--- start of GIVEN INFORMATION ---

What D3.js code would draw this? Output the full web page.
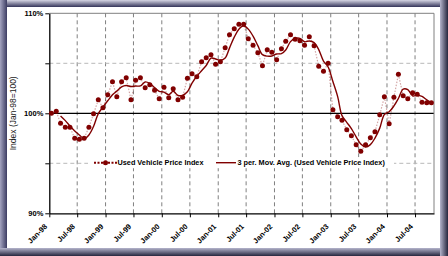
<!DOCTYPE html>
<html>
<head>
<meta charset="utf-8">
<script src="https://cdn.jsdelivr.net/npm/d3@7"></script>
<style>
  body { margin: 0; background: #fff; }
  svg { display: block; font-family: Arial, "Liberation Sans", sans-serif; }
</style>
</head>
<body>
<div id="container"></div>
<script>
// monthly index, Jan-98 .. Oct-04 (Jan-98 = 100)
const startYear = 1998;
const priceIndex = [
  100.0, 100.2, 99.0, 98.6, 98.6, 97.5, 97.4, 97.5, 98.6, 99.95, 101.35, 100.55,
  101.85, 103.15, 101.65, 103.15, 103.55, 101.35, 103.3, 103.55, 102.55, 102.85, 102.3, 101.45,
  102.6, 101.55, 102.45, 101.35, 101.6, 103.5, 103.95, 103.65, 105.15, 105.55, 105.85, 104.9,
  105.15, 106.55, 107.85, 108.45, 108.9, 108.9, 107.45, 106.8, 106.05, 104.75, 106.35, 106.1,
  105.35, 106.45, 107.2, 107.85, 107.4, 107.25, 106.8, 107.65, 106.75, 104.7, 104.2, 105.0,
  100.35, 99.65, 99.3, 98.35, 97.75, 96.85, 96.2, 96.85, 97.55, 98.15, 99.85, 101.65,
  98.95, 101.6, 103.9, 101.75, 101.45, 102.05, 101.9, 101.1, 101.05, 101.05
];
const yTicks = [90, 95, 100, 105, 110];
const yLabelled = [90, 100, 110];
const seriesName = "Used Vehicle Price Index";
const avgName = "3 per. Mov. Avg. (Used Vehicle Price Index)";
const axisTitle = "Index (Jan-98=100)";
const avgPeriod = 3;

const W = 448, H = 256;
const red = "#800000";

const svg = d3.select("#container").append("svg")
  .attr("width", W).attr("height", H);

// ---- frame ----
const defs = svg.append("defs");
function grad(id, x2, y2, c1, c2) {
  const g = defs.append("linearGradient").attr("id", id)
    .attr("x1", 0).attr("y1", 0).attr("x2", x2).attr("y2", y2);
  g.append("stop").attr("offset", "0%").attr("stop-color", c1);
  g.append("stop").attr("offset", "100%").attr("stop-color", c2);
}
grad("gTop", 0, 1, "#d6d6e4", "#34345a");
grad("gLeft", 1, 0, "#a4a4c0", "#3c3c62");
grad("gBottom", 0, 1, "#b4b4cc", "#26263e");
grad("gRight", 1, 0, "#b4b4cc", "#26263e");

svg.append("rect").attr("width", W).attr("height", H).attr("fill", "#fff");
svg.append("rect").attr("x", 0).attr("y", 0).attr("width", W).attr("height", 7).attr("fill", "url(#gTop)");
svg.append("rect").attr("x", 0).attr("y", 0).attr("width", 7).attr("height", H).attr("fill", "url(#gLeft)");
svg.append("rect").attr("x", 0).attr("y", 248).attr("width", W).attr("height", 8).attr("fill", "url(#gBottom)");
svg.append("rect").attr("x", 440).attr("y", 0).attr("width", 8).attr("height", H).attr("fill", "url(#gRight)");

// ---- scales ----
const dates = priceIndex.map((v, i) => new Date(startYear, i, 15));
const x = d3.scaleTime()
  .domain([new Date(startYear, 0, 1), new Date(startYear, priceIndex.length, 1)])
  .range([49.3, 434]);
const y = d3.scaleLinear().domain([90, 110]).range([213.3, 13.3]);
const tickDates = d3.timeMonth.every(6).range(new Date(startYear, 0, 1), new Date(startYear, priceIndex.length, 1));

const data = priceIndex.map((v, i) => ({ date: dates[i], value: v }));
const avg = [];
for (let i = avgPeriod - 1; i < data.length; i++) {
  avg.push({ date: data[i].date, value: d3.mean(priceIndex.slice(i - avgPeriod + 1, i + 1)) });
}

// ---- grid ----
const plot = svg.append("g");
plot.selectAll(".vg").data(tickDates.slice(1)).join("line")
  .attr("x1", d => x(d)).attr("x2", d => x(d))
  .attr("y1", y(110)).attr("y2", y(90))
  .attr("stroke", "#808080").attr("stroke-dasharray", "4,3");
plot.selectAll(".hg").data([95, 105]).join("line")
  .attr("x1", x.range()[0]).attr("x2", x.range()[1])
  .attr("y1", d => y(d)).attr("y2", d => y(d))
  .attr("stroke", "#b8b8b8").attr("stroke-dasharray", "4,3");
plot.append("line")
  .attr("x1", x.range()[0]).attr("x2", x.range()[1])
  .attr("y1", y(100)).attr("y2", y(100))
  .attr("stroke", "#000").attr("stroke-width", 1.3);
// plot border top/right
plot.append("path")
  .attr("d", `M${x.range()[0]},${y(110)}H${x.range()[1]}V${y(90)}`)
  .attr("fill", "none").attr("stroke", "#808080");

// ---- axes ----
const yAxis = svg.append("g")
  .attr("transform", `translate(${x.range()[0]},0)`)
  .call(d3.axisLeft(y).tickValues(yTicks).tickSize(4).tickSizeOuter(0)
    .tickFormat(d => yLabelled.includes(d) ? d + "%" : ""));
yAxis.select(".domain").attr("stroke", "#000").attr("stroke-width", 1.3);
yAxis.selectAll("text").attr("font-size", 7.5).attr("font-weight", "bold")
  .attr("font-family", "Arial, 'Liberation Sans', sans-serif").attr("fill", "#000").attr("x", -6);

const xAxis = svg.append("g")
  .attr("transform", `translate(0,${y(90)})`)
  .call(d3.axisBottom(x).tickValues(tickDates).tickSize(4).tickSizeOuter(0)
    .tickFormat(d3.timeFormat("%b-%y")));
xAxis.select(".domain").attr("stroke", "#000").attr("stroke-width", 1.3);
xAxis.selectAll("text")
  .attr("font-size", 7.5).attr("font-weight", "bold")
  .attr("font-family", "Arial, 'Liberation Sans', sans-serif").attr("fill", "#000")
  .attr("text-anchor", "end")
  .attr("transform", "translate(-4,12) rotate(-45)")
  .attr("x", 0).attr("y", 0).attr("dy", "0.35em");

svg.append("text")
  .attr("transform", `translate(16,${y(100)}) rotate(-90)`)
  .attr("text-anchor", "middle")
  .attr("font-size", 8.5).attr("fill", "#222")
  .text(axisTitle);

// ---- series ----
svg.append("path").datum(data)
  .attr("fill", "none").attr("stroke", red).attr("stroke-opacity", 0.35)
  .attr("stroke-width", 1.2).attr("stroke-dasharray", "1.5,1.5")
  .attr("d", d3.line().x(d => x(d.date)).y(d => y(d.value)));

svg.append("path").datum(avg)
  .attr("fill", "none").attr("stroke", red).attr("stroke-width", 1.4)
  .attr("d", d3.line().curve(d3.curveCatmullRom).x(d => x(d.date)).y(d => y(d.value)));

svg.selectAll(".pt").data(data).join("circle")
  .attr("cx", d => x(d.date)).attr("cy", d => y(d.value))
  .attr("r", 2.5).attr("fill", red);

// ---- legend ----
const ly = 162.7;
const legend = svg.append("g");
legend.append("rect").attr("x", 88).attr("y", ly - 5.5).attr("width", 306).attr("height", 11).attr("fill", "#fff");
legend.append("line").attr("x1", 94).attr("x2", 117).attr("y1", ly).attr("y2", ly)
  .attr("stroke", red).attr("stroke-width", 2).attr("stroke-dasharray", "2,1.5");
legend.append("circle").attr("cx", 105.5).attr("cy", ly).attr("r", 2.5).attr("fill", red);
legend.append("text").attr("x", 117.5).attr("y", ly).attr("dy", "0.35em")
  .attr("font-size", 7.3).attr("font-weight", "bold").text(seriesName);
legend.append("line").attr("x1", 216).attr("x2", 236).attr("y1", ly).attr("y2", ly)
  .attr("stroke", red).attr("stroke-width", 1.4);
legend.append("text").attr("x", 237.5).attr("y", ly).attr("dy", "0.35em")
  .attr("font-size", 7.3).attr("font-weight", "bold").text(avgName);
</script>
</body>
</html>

--- end of GIVEN INFORMATION ---

Repeat the lines above exactly, and keep every picture out.

OUTPUT FOR THIS TASK:
What D3.js code would draw this? Output the full web page.
<!DOCTYPE html>
<html>
<head>
<meta charset="utf-8">
<script src="https://cdn.jsdelivr.net/npm/d3@7"></script>
<style>
  body { margin: 0; background: #fff; }
  svg { display: block; font-family: Arial, "Liberation Sans", sans-serif; }
</style>
</head>
<body>
<div id="container"></div>
<script>
// monthly index, Jan-98 .. Oct-04 (Jan-98 = 100)
const startYear = 1998;
const priceIndex = [
  100.0, 100.2, 99.0, 98.6, 98.6, 97.5, 97.4, 97.5, 98.6, 99.95, 101.35, 100.55,
  101.85, 103.15, 101.65, 103.15, 103.55, 101.35, 103.3, 103.55, 102.55, 102.85, 102.3, 101.45,
  102.6, 101.55, 102.45, 101.35, 101.6, 103.5, 103.95, 103.65, 105.15, 105.55, 105.85, 104.9,
  105.15, 106.55, 107.85, 108.45, 108.9, 108.9, 107.45, 106.8, 106.05, 104.75, 106.35, 106.1,
  105.35, 106.45, 107.2, 107.85, 107.4, 107.25, 106.8, 107.65, 106.75, 104.7, 104.2, 105.0,
  100.35, 99.65, 99.3, 98.35, 97.75, 96.85, 96.2, 96.85, 97.55, 98.15, 99.85, 101.65,
  98.95, 101.6, 103.9, 101.75, 101.45, 102.05, 101.9, 101.1, 101.05, 101.05
];
const yTicks = [90, 95, 100, 105, 110];
const yLabelled = [90, 100, 110];
const seriesName = "Used Vehicle Price Index";
const avgName = "3 per. Mov. Avg. (Used Vehicle Price Index)";
const axisTitle = "Index (Jan-98=100)";
const avgPeriod = 3;

const W = 448, H = 256;
const red = "#800000";

const svg = d3.select("#container").append("svg")
  .attr("width", W).attr("height", H);

// ---- frame ----
const defs = svg.append("defs");
function grad(id, x2, y2, c1, c2) {
  const g = defs.append("linearGradient").attr("id", id)
    .attr("x1", 0).attr("y1", 0).attr("x2", x2).attr("y2", y2);
  g.append("stop").attr("offset", "0%").attr("stop-color", c1);
  g.append("stop").attr("offset", "100%").attr("stop-color", c2);
}
grad("gTop", 0, 1, "#d6d6e4", "#34345a");
grad("gLeft", 1, 0, "#a4a4c0", "#3c3c62");
grad("gBottom", 0, 1, "#b4b4cc", "#26263e");
grad("gRight", 1, 0, "#b4b4cc", "#26263e");

svg.append("rect").attr("width", W).attr("height", H).attr("fill", "#fff");
svg.append("rect").attr("x", 0).attr("y", 0).attr("width", W).attr("height", 7).attr("fill", "url(#gTop)");
svg.append("rect").attr("x", 0).attr("y", 0).attr("width", 7).attr("height", H).attr("fill", "url(#gLeft)");
svg.append("rect").attr("x", 0).attr("y", 248).attr("width", W).attr("height", 8).attr("fill", "url(#gBottom)");
svg.append("rect").attr("x", 440).attr("y", 0).attr("width", 8).attr("height", H).attr("fill", "url(#gRight)");

// ---- scales ----
const dates = priceIndex.map((v, i) => new Date(startYear, i, 15));
const x = d3.scaleTime()
  .domain([new Date(startYear, 0, 1), new Date(startYear, priceIndex.length, 1)])
  .range([49.3, 434]);
const y = d3.scaleLinear().domain([90, 110]).range([213.3, 13.3]);
const tickDates = d3.timeMonth.every(6).range(new Date(startYear, 0, 1), new Date(startYear, priceIndex.length, 1));

const data = priceIndex.map((v, i) => ({ date: dates[i], value: v }));
const avg = [];
for (let i = avgPeriod - 1; i < data.length; i++) {
  avg.push({ date: data[i].date, value: d3.mean(priceIndex.slice(i - avgPeriod + 1, i + 1)) });
}

// ---- grid ----
const plot = svg.append("g");
plot.selectAll(".vg").data(tickDates.slice(1)).join("line")
  .attr("x1", d => x(d)).attr("x2", d => x(d))
  .attr("y1", y(110)).attr("y2", y(90))
  .attr("stroke", "#808080").attr("stroke-dasharray", "4,3");
plot.selectAll(".hg").data([95, 105]).join("line")
  .attr("x1", x.range()[0]).attr("x2", x.range()[1])
  .attr("y1", d => y(d)).attr("y2", d => y(d))
  .attr("stroke", "#b8b8b8").attr("stroke-dasharray", "4,3");
plot.append("line")
  .attr("x1", x.range()[0]).attr("x2", x.range()[1])
  .attr("y1", y(100)).attr("y2", y(100))
  .attr("stroke", "#000").attr("stroke-width", 1.3);
// plot border top/right
plot.append("path")
  .attr("d", `M${x.range()[0]},${y(110)}H${x.range()[1]}V${y(90)}`)
  .attr("fill", "none").attr("stroke", "#808080");

// ---- axes ----
const yAxis = svg.append("g")
  .attr("transform", `translate(${x.range()[0]},0)`)
  .call(d3.axisLeft(y).tickValues(yTicks).tickSize(4).tickSizeOuter(0)
    .tickFormat(d => yLabelled.includes(d) ? d + "%" : ""));
yAxis.select(".domain").attr("stroke", "#000").attr("stroke-width", 1.3);
yAxis.selectAll("text").attr("font-size", 7.5).attr("font-weight", "bold")
  .attr("font-family", "Arial, 'Liberation Sans', sans-serif").attr("fill", "#000").attr("x", -6);

const xAxis = svg.append("g")
  .attr("transform", `translate(0,${y(90)})`)
  .call(d3.axisBottom(x).tickValues(tickDates).tickSize(4).tickSizeOuter(0)
    .tickFormat(d3.timeFormat("%b-%y")));
xAxis.select(".domain").attr("stroke", "#000").attr("stroke-width", 1.3);
xAxis.selectAll("text")
  .attr("font-size", 7.5).attr("font-weight", "bold")
  .attr("font-family", "Arial, 'Liberation Sans', sans-serif").attr("fill", "#000")
  .attr("text-anchor", "end")
  .attr("transform", "translate(-4,12) rotate(-45)")
  .attr("x", 0).attr("y", 0).attr("dy", "0.35em");

svg.append("text")
  .attr("transform", `translate(16,${y(100)}) rotate(-90)`)
  .attr("text-anchor", "middle")
  .attr("font-size", 8.5).attr("fill", "#222")
  .text(axisTitle);

// ---- series ----
svg.append("path").datum(data)
  .attr("fill", "none").attr("stroke", red).attr("stroke-opacity", 0.35)
  .attr("stroke-width", 1.2).attr("stroke-dasharray", "1.5,1.5")
  .attr("d", d3.line().x(d => x(d.date)).y(d => y(d.value)));

svg.append("path").datum(avg)
  .attr("fill", "none").attr("stroke", red).attr("stroke-width", 1.4)
  .attr("d", d3.line().curve(d3.curveCatmullRom).x(d => x(d.date)).y(d => y(d.value)));

svg.selectAll(".pt").data(data).join("circle")
  .attr("cx", d => x(d.date)).attr("cy", d => y(d.value))
  .attr("r", 2.5).attr("fill", red);

// ---- legend ----
const ly = 162.7;
const legend = svg.append("g");
legend.append("rect").attr("x", 88).attr("y", ly - 5.5).attr("width", 306).attr("height", 11).attr("fill", "#fff");
legend.append("line").attr("x1", 94).attr("x2", 117).attr("y1", ly).attr("y2", ly)
  .attr("stroke", red).attr("stroke-width", 2).attr("stroke-dasharray", "2,1.5");
legend.append("circle").attr("cx", 105.5).attr("cy", ly).attr("r", 2.5).attr("fill", red);
legend.append("text").attr("x", 117.5).attr("y", ly).attr("dy", "0.35em")
  .attr("font-size", 7.3).attr("font-weight", "bold").text(seriesName);
legend.append("line").attr("x1", 216).attr("x2", 236).attr("y1", ly).attr("y2", ly)
  .attr("stroke", red).attr("stroke-width", 1.4);
legend.append("text").attr("x", 237.5).attr("y", ly).attr("dy", "0.35em")
  .attr("font-size", 7.3).attr("font-weight", "bold").text(avgName);
</script>
</body>
</html>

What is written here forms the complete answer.